The perfect way to kick off your fall?
- Whatever you’re reading these days, it’s probably not as popular as Amish romance novels, which owe their meteoric rise, perhaps, to an old-fashioned yen for the patriarchy: “There’s no mistaking the potent commercial lure of the ‘bonnet books’—so called because of the young Amish women plastered on their covers. In less than a decade, bonnet titles have overtaken bestseller lists, Christian and non-Christian alike … these novels seldom offer fare any more lurid than a much-regretted kiss. Sex is always offstage, and mere carnal longing is usually mastered by the more powerful desire to do God’s will … their treatment of spiritual questions is itself oddly lustful, given their penchant for containing spiritual inquiry and experience within the strict bounds of faintly illicit-sounding modes of sectarianism and separatism.”
- Bromance, mandels, mansplain, man-icure, man-purse, bro-hug, manscape, man-date: whither the explosion of Neologisms for Men™? We could laud these new words as evidence of a long overdue recovery: “A popular online collection of old photos shows how much American men used to casually touch each other: Victorian gentlemen posing with hands clasped; grizzled cowboys sitting with arms entwined, and a striking amount of lap-sitting. But such pictures from the middle of the twentieth century and later are rare. The culprit is homophobia … It turns out that straight men’s need for intense, intimate relationships with each other never went anywhere, as evidenced by the ebullient burst of words celebrating it.”
- Why, when we read, do some of us hear a voice in our head while others proceed in total quiet?
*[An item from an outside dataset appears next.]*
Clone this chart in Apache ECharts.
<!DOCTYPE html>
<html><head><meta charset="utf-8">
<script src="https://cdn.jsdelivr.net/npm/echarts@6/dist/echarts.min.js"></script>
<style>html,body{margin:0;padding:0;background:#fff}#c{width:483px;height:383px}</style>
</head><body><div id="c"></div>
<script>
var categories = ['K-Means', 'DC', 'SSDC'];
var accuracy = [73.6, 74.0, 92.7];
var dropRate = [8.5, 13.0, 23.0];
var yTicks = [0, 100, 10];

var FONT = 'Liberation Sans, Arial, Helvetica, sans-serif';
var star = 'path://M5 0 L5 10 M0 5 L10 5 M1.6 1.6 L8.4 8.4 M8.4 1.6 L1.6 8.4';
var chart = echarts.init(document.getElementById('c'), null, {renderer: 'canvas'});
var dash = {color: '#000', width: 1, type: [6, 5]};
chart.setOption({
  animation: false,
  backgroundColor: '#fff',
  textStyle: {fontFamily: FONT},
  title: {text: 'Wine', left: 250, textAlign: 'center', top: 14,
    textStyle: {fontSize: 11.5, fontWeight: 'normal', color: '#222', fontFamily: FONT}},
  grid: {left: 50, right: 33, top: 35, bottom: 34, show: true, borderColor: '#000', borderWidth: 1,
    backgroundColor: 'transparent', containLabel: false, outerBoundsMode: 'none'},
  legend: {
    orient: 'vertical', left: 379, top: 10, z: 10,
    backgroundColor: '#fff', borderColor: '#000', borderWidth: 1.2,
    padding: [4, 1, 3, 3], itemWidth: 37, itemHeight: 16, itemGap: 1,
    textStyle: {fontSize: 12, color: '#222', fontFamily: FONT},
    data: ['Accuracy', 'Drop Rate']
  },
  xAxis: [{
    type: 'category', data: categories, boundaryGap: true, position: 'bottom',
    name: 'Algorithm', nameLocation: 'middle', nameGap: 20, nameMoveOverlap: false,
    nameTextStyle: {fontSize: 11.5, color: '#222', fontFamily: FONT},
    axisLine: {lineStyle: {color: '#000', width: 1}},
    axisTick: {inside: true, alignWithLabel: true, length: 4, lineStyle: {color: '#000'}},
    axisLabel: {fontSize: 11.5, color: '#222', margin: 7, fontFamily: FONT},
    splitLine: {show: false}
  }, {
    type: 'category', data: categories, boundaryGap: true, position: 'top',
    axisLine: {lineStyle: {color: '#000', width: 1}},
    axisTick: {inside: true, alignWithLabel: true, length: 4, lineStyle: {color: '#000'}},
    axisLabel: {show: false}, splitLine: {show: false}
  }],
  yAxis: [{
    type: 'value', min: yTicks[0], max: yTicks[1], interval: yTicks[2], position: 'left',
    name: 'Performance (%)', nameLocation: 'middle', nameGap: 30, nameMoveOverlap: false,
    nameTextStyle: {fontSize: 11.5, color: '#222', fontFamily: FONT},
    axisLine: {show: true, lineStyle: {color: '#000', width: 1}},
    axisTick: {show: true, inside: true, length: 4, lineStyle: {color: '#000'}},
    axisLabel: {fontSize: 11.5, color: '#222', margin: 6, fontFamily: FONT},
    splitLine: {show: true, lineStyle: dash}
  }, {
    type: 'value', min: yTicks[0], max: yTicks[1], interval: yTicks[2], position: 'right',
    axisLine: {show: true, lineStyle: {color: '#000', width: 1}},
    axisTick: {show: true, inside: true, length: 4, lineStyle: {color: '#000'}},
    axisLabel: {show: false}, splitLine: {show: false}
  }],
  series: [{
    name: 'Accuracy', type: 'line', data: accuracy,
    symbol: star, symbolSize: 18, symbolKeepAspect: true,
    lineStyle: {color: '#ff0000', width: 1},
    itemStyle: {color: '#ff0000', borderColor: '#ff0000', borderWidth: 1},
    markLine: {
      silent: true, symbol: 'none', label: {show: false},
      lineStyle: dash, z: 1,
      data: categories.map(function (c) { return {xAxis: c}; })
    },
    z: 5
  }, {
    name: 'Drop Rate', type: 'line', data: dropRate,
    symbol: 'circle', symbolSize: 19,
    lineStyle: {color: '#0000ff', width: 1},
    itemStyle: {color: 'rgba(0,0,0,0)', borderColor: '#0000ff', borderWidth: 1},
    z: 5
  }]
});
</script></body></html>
And why, for that matter, did we ever begin reading in silence to ourselves, rather than aloud, to friends? “Silent reading had become the norm for educated readers by the fifteenth century but even four hundred years later, La Cagnotte, Eugène Marin Labiche’s 1864 comedy, mocks a farmer for reading a private letter aloud; the bumpkin retorts that he can’t understand what he reads unless he hears it … Recent neurological research questions whether silent reading actually is silent. Evidence grows that the brain interprets ‘silent’ reading as an auditory phenomenon.”
- More art from Aidan Koch, whose portfolio lit up our Summer issue: her work will be on view next month at And Now, in Dallas.
- Bored? Hang out with H. P. Lovecraft fans at the Cthulhu Prayer Breakfast, why don’t you. And have a croissant while you’re at it. “In time, we were tapped to hit the buffet line, which snaked down the hotel’s corridor. ‘An ouroboros!’ exclaimed my neighbor, as we shuffled towards bacon and croissants. A sliver of fruit fell to the carpet. ‘The cantaloupe of Thoth!’ someone cried.”